10. The gas bag module according to claim 1, wherein said mount (14) has an elongated shape and said gas guiding plate (18) is arranged offset from an imaginary center line (M) of said mount (14).

11. The gas bag module according to claim 10, wherein a depth of said mount (14) is less on a side of said imaginary center line (M) on which said gas guiding plate (18) is arranged than on the other side of said imaginary center line (M).

12. The gas bag module according to claim 10, wherein a section (37) of a side wall (22) of said housing (10) facing towards an interior of said mount (14) is lowered.

13. The gas bag module according to claim 1, wherein said gas conduit (30) comprises an inflow region (32) at said inflow end and said inflow end partially projects through said gas generator (42).

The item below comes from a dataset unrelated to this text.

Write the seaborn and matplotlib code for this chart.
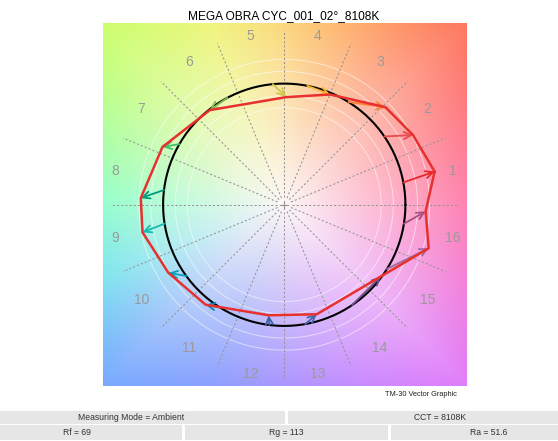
import numpy as np
import pandas as pd
import matplotlib
matplotlib.use("Agg")
import matplotlib.pyplot as plt
from matplotlib.patches import Rectangle
import seaborn as sns

# ---------------- data ----------------
title = "MEGA OBRA CYC_001_02°_8108K"
bin_labels = [str(i) for i in range(1, 17)]
ref_hue_deg = [10.6, 34.3, 58.0, 79.0, 95.4, 118.0, 150.0, 173.0,
               189.0, 216.0, 238.0, 263.0, 280.0, 304.0, 328.0, 351.0]
test_x = [1.241, 1.063, 0.836, 0.378, 0.016, -0.614, -1.005, -1.184,
          -1.170, -0.956, -0.649, -0.129, 0.268, 0.797, 1.192, 1.167]
test_y = [0.274, 0.575, 0.805, 0.910, 0.888, 0.781, 0.477, 0.055,
          -0.227, -0.562, -0.825, -0.912, -0.904, -0.592, -0.359, -0.055]
hue_colors = ['#e62828', '#e74b4b', '#fb812e', '#ffb529', '#cbca46', '#7eb94c',
              '#41c06d', '#009c7c', '#16bcb0', '#00a4bf', '#0085c3', '#3b62aa',
              '#4568ae', '#6a4e85', '#9d69a1', '#a74f81']
table_row1 = ["Measuring Mode = Ambient", "CCT = 8108K"]
table_row2 = ["Rf = 69", "Rg = 113", "Ra = 51.6"]

# ---------------- style ----------------
sns.set_theme(style="white")
plt.rcParams['font.family'] = ['Liberation Sans', 'DejaVu Sans']

W, H = 558, 441
fig = plt.figure(figsize=(W / 100, H / 100), dpi=100)
ax = fig.add_axes([102.5 / W, 1 - 386.5 / H, 363.5 / W, 363.5 / H])

# ---------------- background hue wheel ----------------
anch_ang = np.arange(0, 360, 22.5)
anch_col = np.array([
    (255, 132, 178), (255, 125, 140), (255, 120, 95), (255, 172, 110),
    (252, 215, 125), (240, 245, 125), (205, 255, 110), (178, 255, 160),
    (150, 255, 205), (130, 228, 240), (120, 170, 255), (140, 160, 255),
    (172, 150, 255), (200, 140, 255), (225, 125, 250), (245, 130, 215)]) / 255.0
center_col = np.array([252, 246, 246]) / 255.0
N = 400
g = np.linspace(-1.5, 1.5, N)
X, Y = np.meshgrid(g, g)
th = np.degrees(np.arctan2(Y, X)) % 360
R = np.hypot(X, Y)
redge = 1.5 / np.maximum(np.abs(np.cos(np.radians(th))), np.abs(np.sin(np.radians(th))))
w = np.clip(R / redge, 0, 1) ** 1.0
angs = np.append(anch_ang, 360)
img = np.zeros((N, N, 3))
for c in range(3):
    cols = np.append(anch_col[:, c], anch_col[0, c])
    Cc = np.interp(th, angs, cols)
    img[..., c] = center_col[c] + (Cc - center_col[c]) * w
ax.imshow(img, extent=[-1.5, 1.5, -1.5, 1.5], origin='lower',
          interpolation='bilinear', zorder=0)

# white guide circles
t = np.linspace(0, 2 * np.pi, 361)
for rr in [0.8, 0.9, 1.1, 1.2]:
    ax.plot(rr * np.cos(t), rr * np.sin(t), color='white', lw=0.7, alpha=0.55, zorder=1)

# radial dashed lines
for k in range(16):
    a = np.radians(k * 22.5)
    ax.plot([0.06 * np.cos(a), 1.44 * np.cos(a)], [0.06 * np.sin(a), 1.44 * np.sin(a)],
            ls=(0, (2, 2)), color='#949494', lw=0.75, zorder=2)
ax.plot([-0.035, 0.035], [0, 0], color='#949494', lw=0.8, zorder=2)
ax.plot([0, 0], [-0.035, 0.035], color='#949494', lw=0.8, zorder=2)

# bin labels
for i, lab in enumerate(bin_labels):
    a = np.radians(11.25 + 22.5 * i)
    ax.text(1.42 * np.cos(a), 1.42 * np.sin(a), lab, ha='center', va='center',
            color='#9a9a9a', fontsize=10, zorder=3)

# reference circle
circ = pd.DataFrame({'x': np.cos(t), 'y': np.sin(t)})
sns.lineplot(data=circ, x='x', y='y', sort=False, estimator=None, color='black',
             lw=1.5, ax=ax, zorder=4)

# arrows
for i in range(16):
    a = np.radians(ref_hue_deg[i])
    ax.annotate("", xy=(test_x[i], test_y[i]), xytext=(np.cos(a), np.sin(a)),
                arrowprops=dict(arrowstyle='->', color=hue_colors[i], lw=1.3,
                                mutation_scale=13, shrinkA=0, shrinkB=0),
                zorder=5)

# test polygon
poly = pd.DataFrame({'x': test_x + [test_x[0]], 'y': test_y + [test_y[0]]})
sns.lineplot(data=poly, x='x', y='y', sort=False, estimator=None, color='#e8302e',
             lw=1.8, ax=ax, zorder=6)

ax.set_xlim(-1.5, 1.5)
ax.set_ylim(-1.5, 1.5)
ax.set_aspect('equal')
ax.axis('off')

# ---------------- texts ----------------
fig.text(284 / W, 1 - 16 / H, title, ha='center', va='center', fontsize=8.6, color='black')
fig.text(421 / W, 1 - 394.5 / H, "TM-30 Vector Graphic", ha='center', va='center',
         fontsize=5.3, color='#222222')

def cell(x0, x1, y0, y1, txt):
    fig.add_artist(Rectangle((x0 / W, 1 - y1 / H), (x1 - x0) / W, (y1 - y0) / H,
                             transform=fig.transFigure, facecolor='#e6e6e6',
                             edgecolor='none'))
    fig.text((x0 + x1) / 2 / W, 1 - (y0 + y1) / 2 / H, txt, ha='center', va='center',
             fontsize=6.2, color='#333333')

cell(-23, 285, 410.7, 424.0, table_row1[0])
cell(288, 592, 410.7, 424.0, table_row1[1])
cell(-28, 182, 424.8, 439.5, table_row2[0])
cell(185, 388, 424.8, 439.5, table_row2[1])
cell(391, 587, 424.8, 439.5, table_row2[2])

fig.savefig("out.png", dpi=100)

14. The gas bag module according to claim 3, wherein asection of said inflow end (33) projects out of said gas generator (42), said section being part of a nut and bolt connection by means of which an axial clamping force is exerted on said gas guiding plate (18) and said gas generator (42).

15. The gas bag module according to claim 14, wherein by means of a nut and bolt connection said gas guiding plate (18), said housing (10) and said gas generator (42) are clamped in axial direction.

16. The gas bag module according to claim 1, wherein said gas generator (42) is cylindrical and comprises a continuous opening perpendicular to its longitudinal axis (G).

17. The gas bag module according to claim 1, wherein said rear wall and said gas generator (42) are elongated and oriented parallel to one another.

18. The gas bag module according to claim 1, wherein at least a part of said gas conduit (30) projects into said outer housing (10) and extends linearly and has a circular cylindrical cross section.

19. The gas bag module according to claim 1, wherein a part of said gas conduit (30) projects into said outer housing (10) and is spaced away from said gas bag (16) folded into a package both axially and radially for forming an empty space (100).

20. The gas bag module according to claim 1, wherein said gas generator (42) is secured at said housing (10) by means of said gas conduit (30).